» Dataset content
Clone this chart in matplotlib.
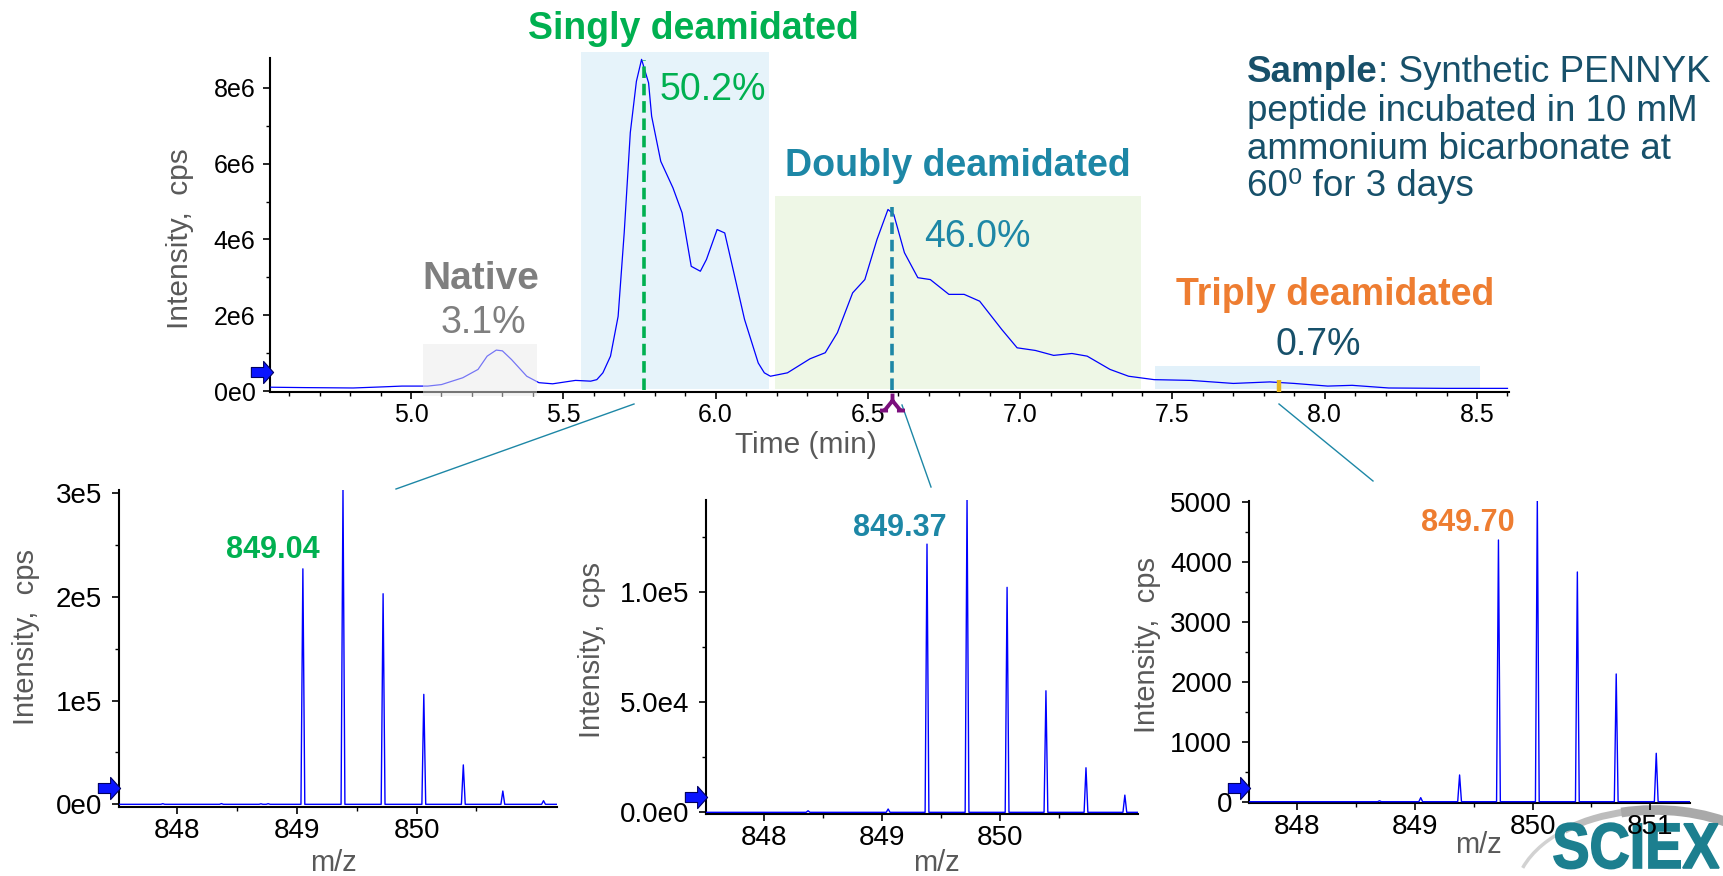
import numpy as np
import matplotlib
matplotlib.use('Agg')
import matplotlib.pyplot as plt
from matplotlib.patches import Rectangle, Arc, PathPatch
from matplotlib.path import Path
from matplotlib.textpath import TextPath
from matplotlib.font_manager import FontProperties
from matplotlib.transforms import blended_transform_factory, Affine2D

plt.rcParams['font.family'] = ['Liberation Sans', 'DejaVu Sans']

W, H = 1723, 876

# extracted ion chromatogram (time in min, intensity in cps)
time_min = [4.54, 4.65, 4.81, 4.91, 4.97, 5.055, 5.10, 5.17, 5.22, 5.25, 5.28, 5.30,
            5.33, 5.38, 5.42, 5.465, 5.54, 5.59, 5.61, 5.63, 5.655, 5.68, 5.70, 5.72,
            5.74, 5.757, 5.78, 5.79, 5.82, 5.86, 5.89, 5.92, 5.95, 5.97, 6.005, 6.03,
            6.05, 6.095, 6.14, 6.16, 6.18, 6.236, 6.31, 6.36, 6.40, 6.45, 6.49, 6.53,
            6.566, 6.585, 6.62, 6.664, 6.705, 6.766, 6.816, 6.867, 6.94, 6.99, 7.05,
            7.11, 7.17, 7.22, 7.295, 7.356, 7.44, 7.56, 7.70, 7.82, 7.90, 8.01, 8.09,
            8.21, 8.40, 8.60]
intensity_e6 = [0.10, 0.09, 0.08, 0.11, 0.13, 0.13, 0.17, 0.35, 0.57, 0.92, 1.08, 1.06,
                0.83, 0.39, 0.22, 0.19, 0.28, 0.26, 0.30, 0.48, 0.92, 1.97, 4.18, 6.82,
                8.17, 8.75, 8.13, 7.25, 6.06, 5.36, 4.70, 3.29, 3.16, 3.47, 4.26, 4.17,
                3.47, 1.89, 0.74, 0.48, 0.39, 0.48, 0.85, 1.01, 1.54, 2.59, 2.94, 4.00,
                4.79, 4.66, 3.65, 2.99, 2.94, 2.55, 2.55, 2.37, 1.62, 1.14, 1.07,
                0.94, 0.99, 0.92, 0.57, 0.39, 0.30, 0.28, 0.20, 0.24, 0.20, 0.13, 0.15,
                0.08, 0.07, 0.07]

# integration regions
region_names = ['Native', 'Singly deamidated', 'Doubly deamidated', 'Triply deamidated']
region_pct = ['3.1%', '50.2%', '46.0%', '0.7%']
region_start = [5.038, 5.558, 6.194, 7.443]
region_end = [5.413, 6.175, 7.397, 8.511]
region_top_e6 = [1.24, 8.94, 5.15, 0.66]
region_fill = ['#ebebeb', '#e6f3fa', '#eef7e6', '#e2f1fa']
name_colors = ['#7f7f7f', '#00b050', '#1d87a6', '#ee7d31']
pct_colors = ['#7f7f7f', '#00b050', '#1d87a6', '#17506a']

apex_times = [5.764, 6.58]
apex_tops_e6 = [8.73, 4.85]
apex_colors = ['#00b050', '#1d87a6']

# mass spectra (m/z, cps)
mz_single = [847.88, 848.37, 848.70, 848.76, 849.05, 849.385, 849.72, 850.06, 850.39, 850.72, 851.06]
int_single = [600, 700, 500, 600, 2.27e5, 3.04e5, 2.03e5, 1.06e5, 0.38e5, 0.128e5, 0.035e5]
mz_double = [848.37, 849.05, 849.38, 849.72, 850.06, 850.39, 850.73, 851.06]
int_double = [700, 1500, 1.216e5, 1.419e5, 1.02e5, 0.551e5, 0.202e5, 0.078e5]
mz_triple = [848.70, 849.05, 849.38, 849.71, 850.04, 850.38, 850.71, 851.05]
int_triple = [15, 67, 446, 4369, 5037, 3835, 2132, 808]

peak_labels = ['849.04', '849.37', '849.70']
peak_colors = ['#00b050', '#1d87a6', '#ee7d31']

GRAY = '#595959'
LINE_BLUE = '#0000ff'

fig = plt.figure(figsize=(W / 100, H / 100), dpi=100)


def px(x, y):
    return x / W, 1 - y / H


def add_ax(left, top, right, bottom, **kw):
    return fig.add_axes([left / W, 1 - bottom / H, (right - left) / W, (bottom - top) / H], **kw)


# overlay in pixel coordinates for connectors and logo
over = add_ax(0, 0, W, H, zorder=-1)
over.set_xlim(0, W)
over.set_ylim(H, 0)
over.axis('off')


def style(ax, fs, ypad):
    for s in ['top', 'right']:
        ax.spines[s].set_visible(False)
    for s in ['left', 'bottom']:
        ax.spines[s].set_linewidth(1.5)
    ax.patch.set_alpha(0)
    ax.tick_params(which='major', length=5, width=1.2, labelsize=fs)
    ax.tick_params(which='minor', length=3, width=1)
    ax.tick_params(axis='y', pad=ypad)
    ax.tick_params(axis='x', pad=3)


arrow_marker = Path([(-1, -0.45), (0.1, -0.45), (0.1, -1), (1, 0), (0.1, 1),
                     (0.1, 0.45), (-1, 0.45), (-1, -0.45)], closed=True)


def blue_arrow(ax, xfrac, yval, ms=16):
    tr = blended_transform_factory(ax.transAxes, ax.transData)
    ax.plot([xfrac], [yval], marker=arrow_marker, ms=ms, mfc='#0a14ff',
            mec='#000060', mew=0.8, transform=tr, clip_on=False, zorder=6)


# ---- chromatogram ----
ax = add_ax(270, 58, 1509, 392)
style(ax, 18, 5.5)
t = np.array(time_min)
I = np.array(intensity_e6) * 1e6
ax.plot(t, I, color=LINE_BLUE, lw=0.9, zorder=3)
for i in range(4):
    bottom = -0.13e6 if i == 0 else 0.05e6
    alpha = 0.5 if i == 0 else 1.0
    z = 4 if i == 0 else 1
    ax.add_patch(Rectangle((region_start[i], bottom), region_end[i] - region_start[i],
                           region_top_e6[i] * 1e6 - bottom, facecolor=region_fill[i],
                           edgecolor='none', alpha=alpha, zorder=z, clip_on=False))
for tt, top, c in zip(apex_times, apex_tops_e6, apex_colors):
    ax.plot([tt, tt], [0.02e6, top * 1e6], color=c, lw=2.6, ls=(0, (3.2, 1.6)), zorder=5)
ax.plot([7.85, 7.85], [-0.02e6, 0.29e6], color='#e5b41c', lw=3.2, solid_capstyle='butt', zorder=5)

caret = Path([(0, 1), (0, 0.2), (-0.9, -0.9), (0, 0.2), (0.9, -0.9),
              (-1.4, -0.9), (-0.5, -0.9), (0.5, -0.9), (1.4, -0.9)],
             [Path.MOVETO, Path.LINETO, Path.MOVETO, Path.LINETO, Path.LINETO,
              Path.MOVETO, Path.LINETO, Path.MOVETO, Path.LINETO])
ax.plot([6.58], [-0.03], marker=caret, ms=18, mec='#7b0f7d', mfc='none', mew=2.8,
        transform=blended_transform_factory(ax.transData, ax.transAxes), clip_on=False, zorder=6)

ax.set_xlim(4.537, 8.605)
ax.set_ylim(-0.026e6, 8.786e6)
ax.set_xticks([5.0, 5.5, 6.0, 6.5, 7.0, 7.5, 8.0, 8.5])
ax.set_xticklabels(['5.0', '5.5', '6.0', '6.5', '7.0', '7.5', '8.0', '8.5'])
ax.set_xticks(np.arange(4.6, 8.61, 0.1), minor=True)
ax.set_yticks([0, 2e6, 4e6, 6e6, 8e6])
ax.set_yticklabels(['0e0', '2e6', '4e6', '6e6', '8e6'])
ax.set_yticks([1e6, 3e6, 5e6, 7e6], minor=True)
blue_arrow(ax, -0.0065, 0.49e6)

# region labels
name_pos = [(481, 289), (693, 39), (958, 176), (1335, 305)]
pct_pos = [(483, 333), (713, 100), (977, 247), (1318, 355)]
name_sizes = [28, 27, 27, 27]
for i in range(4):
    fig.text(*px(*name_pos[i]), region_names[i], color=name_colors[i], fontsize=name_sizes[i],
             fontweight='bold', ha='center', va='baseline')
    fig.text(*px(*pct_pos[i]), region_pct[i], color=pct_colors[i], fontsize=27,
             ha='center', va='baseline')

fig.text(*px(806, 445), 'Time (min)', color=GRAY, fontsize=21.5, ha='center', va='center')
fig.text(*px(180, 239), 'Intensity,  cps', color=GRAY, fontsize=21.5, rotation=90,
         ha='center', va='center')

# sample description
SAMPLE_C = '#17506a'
r = fig.canvas.get_renderer()
t1 = fig.text(*px(1247, 82), 'Sample', color=SAMPLE_C, fontsize=26.5, fontweight='bold', va='baseline')
bb = t1.get_window_extent(renderer=r)
fig.text(bb.x1 / W, 1 - 82 / H, ': Synthetic PENNYK', color=SAMPLE_C, fontsize=26.5, va='baseline')
for line, yb in zip(['peptide incubated in 10 mM', 'ammonium bicarbonate at', '60\u2070 for 3 days'],
                    [121, 159, 196]):
    fig.text(*px(1247, yb), line, color=SAMPLE_C, fontsize=26.5, va='baseline')

# ---- spectra ----
def stick_trace(centers, heights, lo, hi, hw=0.016):
    xs, ys = [lo], [0]
    for c, h in sorted(zip(centers, heights)):
        xs += [c - hw, c, c + hw]
        ys += [0, h, 0]
    xs.append(hi)
    ys.append(0)
    return xs, ys


panel_boxes = [(118.5, 490, 556.7, 806.7), (705.6, 500, 1137.8, 814.3), (1248.8, 500.7, 1690.4, 803.3)]
panel_xlims = [(847.51, 851.17), (847.50, 851.17), (847.59, 851.34)]
panel_ylims = [(-2300, 3.03e5), (-900, 1.416e5), (-27, 5025)]
panel_yticks = [[0, 1e5, 2e5, 3e5], [0, 5e4, 1e5], [0, 1000, 2000, 3000, 4000, 5000]]
panel_yticklabels = [['0e0', '1e5', '2e5', '3e5'], ['0.0e0', '5.0e4', '1.0e5'],
                     ['0', '1000', '2000', '3000', '4000', '5000']]
panel_yminor = [[0.5e5, 1.5e5, 2.5e5], [2.5e4, 7.5e4, 1.25e5], [500, 1500, 2500, 3500, 4500]]
panel_xticks = [[848, 849, 850], [848, 849, 850], [848, 849, 850, 851]]
panel_xminor = [[848.5, 849.5, 850.5], [848.5, 849.5, 850.5], [848.5, 849.5, 850.5]]
panel_data = [(mz_single, int_single), (mz_double, int_double), (mz_triple, int_triple)]
panel_arrow = [(-0.021, 15700), (-0.022, 7070), (-0.022, 229)]
label_pos = [(273, 558), (900, 536), (1468, 531)]
ylab_pos = [(26, 637), (591.5, 650), (1147, 645)]
mz_pos = [(333, 863), (936, 863), (1478, 845)]

for k in range(3):
    a = add_ax(*panel_boxes[k])
    style(a, 20, 7)
    xs, ys = stick_trace(*panel_data[k], *panel_xlims[k])
    a.plot(xs, ys, color=LINE_BLUE, lw=1.0, zorder=3)
    a.set_xlim(*panel_xlims[k])
    a.set_ylim(*panel_ylims[k])
    a.set_xticks(panel_xticks[k])
    a.set_xticklabels([str(v) for v in panel_xticks[k]])
    a.set_xticks(panel_xminor[k], minor=True)
    a.set_yticks(panel_yticks[k])
    a.set_yticklabels(panel_yticklabels[k])
    a.set_yticks(panel_yminor[k], minor=True)
    blue_arrow(a, *panel_arrow[k])
    fig.text(*px(*label_pos[k]), peak_labels[k], color=peak_colors[k], fontsize=22,
             fontweight='bold', ha='center', va='baseline')
    fig.text(*px(*ylab_pos[k]), 'Intensity,  cps', color=GRAY, fontsize=21, rotation=90,
             ha='center', va='center')
    fig.text(*px(*mz_pos[k]), 'm/z', color=GRAY, fontsize=21, ha='center', va='center')

# connectors from chromatogram to spectra
TEAL = '#1d87a6'
for (x0, y0), (x1, y1) in [((634, 404), (396, 489)), ((902, 405), (931, 487)), ((1279, 404), (1373, 481))]:
    over.plot([x0, x1], [y0, y1], color=TEAL, lw=1.0)

# SCIEX logo: gray swoosh behind stretched bold letters
sw_c, sw_w, sw_h = (1655, 896), 280, 172
over.add_patch(Arc(sw_c, sw_w, sw_h, theta1=192, theta2=220, color='#d2d2d2', lw=2.5))
over.add_patch(Arc(sw_c, sw_w, sw_h, theta1=216, theta2=252, color='#bdbdbd', lw=5))
over.add_patch(Arc(sw_c, sw_w, sw_h, theta1=248, theta2=320, color='#a9a9a9', lw=7))
logo = TextPath((0, 0), 'SCIEX', size=1, prop=FontProperties(family='Liberation Sans', weight='bold'))
ext = logo.get_extents()
sx = 165 / ext.width
sy = 46 / 0.716
logo_t = Affine2D().translate(-ext.x0, 0).scale(sx, -sy).translate(1554, 868)
over.add_patch(PathPatch(logo_t.transform_path(logo), facecolor='#1c7f8f', edgecolor='#1c7f8f',
                         lw=1.2, zorder=5))

fig.savefig('out.png', dpi=100)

» Work required
From the first line of the listing above, repeat every line through the one holding "W, H = 1723, 876". Both ends count, and pictures stay out.

» Answer to this problem
Clone this chart in matplotlib.
import numpy as np
import matplotlib
matplotlib.use('Agg')
import matplotlib.pyplot as plt
from matplotlib.patches import Rectangle, Arc, PathPatch
from matplotlib.path import Path
from matplotlib.textpath import TextPath
from matplotlib.font_manager import FontProperties
from matplotlib.transforms import blended_transform_factory, Affine2D

plt.rcParams['font.family'] = ['Liberation Sans', 'DejaVu Sans']

W, H = 1723, 876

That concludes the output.